ルーフラッグはCLTを大架構の梁として使った、長辺が60mにもおよぶ三角形の大屋根が特徴的な建物だ。この三角形の大屋根は、CLTを格子状に組み、屋根面を波板ガラス、壁面をガラスカーテンウォールとして採光性に優れたデザインを採用し、ボックス型金物でCLT同士を接合している。使用するCLTは大屋根全体で約450㎥。サイズは、最大の厚さが270mm、幅は2300mm、長さ1万1800mmとなる。同社は2×4工法を軸に年間5万棟の賃貸住宅を建設する。さらに木の活用を進めようと2015年からCLT工法などの開発に取り組んでいる。昨年には、独自で開発した工法を使い、国内初の規格化・工業化されたCLTの賃貸住宅を販売。「ルーフラッグが開業し、普及に弾みが付く」(同社)と、CLT賃貸住宅の本格販売へののろしを上げたとみることができる。

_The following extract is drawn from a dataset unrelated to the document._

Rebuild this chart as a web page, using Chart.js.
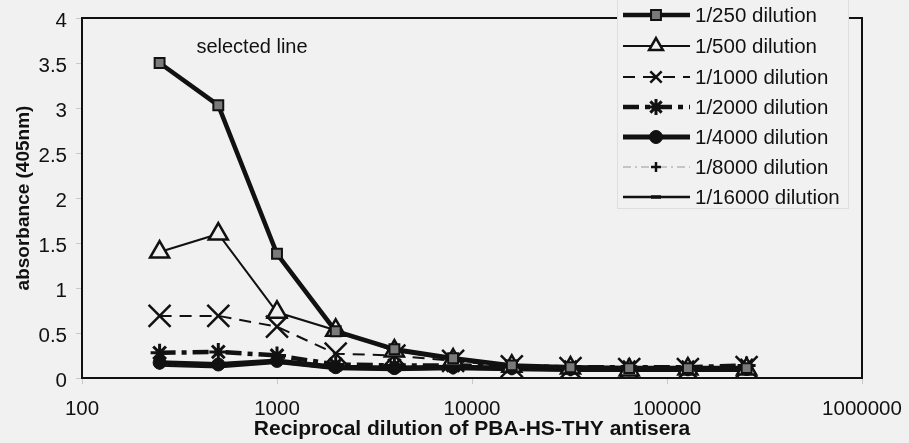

「ROOFLAG(ルーフラッグ)賃貸住宅未来展示場」の外観
CLTを格子状に組んだ、三角形の大屋根

ルーフラッグ2階の展示フロアでは、大型モニターを使って、オーナーの資産形成や承継などを描く映像が流れる、未来シアターがある。ヒストリーゾーンでは創業から現在に至る企業史を紹介する。

住まいの常識を変える高品質でアレンジできる建物と、暮らしの常識を変える豊富なサービスをあわせて、自分らしい自由な暮らしを実現する同社の賃貸住宅総合ブランド「DK SELECT」や、高い入居率を維持する仲介体制や入居者サポート体制を説明。また、賃貸経営受託システムなどを分かりやすく紹介し、土地活用を考えているオーナーは同社事業への理解を深める。

1階の展示フロアは、主に建物のハード面を紹介。木造や鉄骨造など構造や工法を紹介。一般的にはまだまだ馴染みの薄いCLT工法も分かりやすく説明する。安全性能では地震や火災など災害にも強い建物性能を紹介。耐久性能は長期にわたり建物の美観も保つ高耐久資材を体感。賃貸住宅で兎角問題になりがちな「音」については、同社の遮音性能の高さを分かりやすく訴求するため、専用のブースを10台設置。ブース内部からは、階段を上る足音などが、一般の戸建住宅のケースと、同社のオリジナル部材を使ったケースで、それぞれ流され、音の違いを体験できる。

展示フロアでは事業のシステムなどを分かりやすく説明する
音の伝わり方などを体感させながら賃貸住宅の性能の高さを訴える
モデル棟でもCLTを分かりやすく説明する

賃貸住宅に関するハード、ソフト両面での同社の特徴を理解した上で、次に案内するのが2棟のモデル棟だ。

1棟が昨年2月から販売を始めた、カップルやファミリーをターゲットに置く2×4工法の2階建て賃貸住宅「POPORA(ポポラ)」。この中では、ペット共生住宅のしつらいなどを提案。通常では分かりにくい、トイレやバスルームの水回りなどもスケルトンで仕組みを分かりやすく見せている。住設機器なども標準とオプションをモデル棟にそろえ、賃貸住宅事業を始めるオーナーがイメージを持ちやすいよう工夫している。もう1棟が、オリジナルCLT工法による木造4階建て賃貸住宅「Forterb(フォルターブ)」だ。モデル棟では3階建てとなっており、2階には賃貸併用とした場合のオーナーの住まいを提案。3階では、再度CLTについて分かりやすく説明し、オーナーへの理解を深める工夫をしている。

ルーフラッグは土地活用を考えているオーナーなどに限定され、一般開放はしない。完全予約制で、新型コロナによる密回避のため、1日の予約数も限定している。同社によると、6月18日時点で39組、66人が来場。「来場後、CLTに興味を持たれる方は多い」(同社)という。

賃貸専業の同社がCLTに本腰を入れたことで、今後、CLTの賃貸住宅の提案が活発になりそうだ。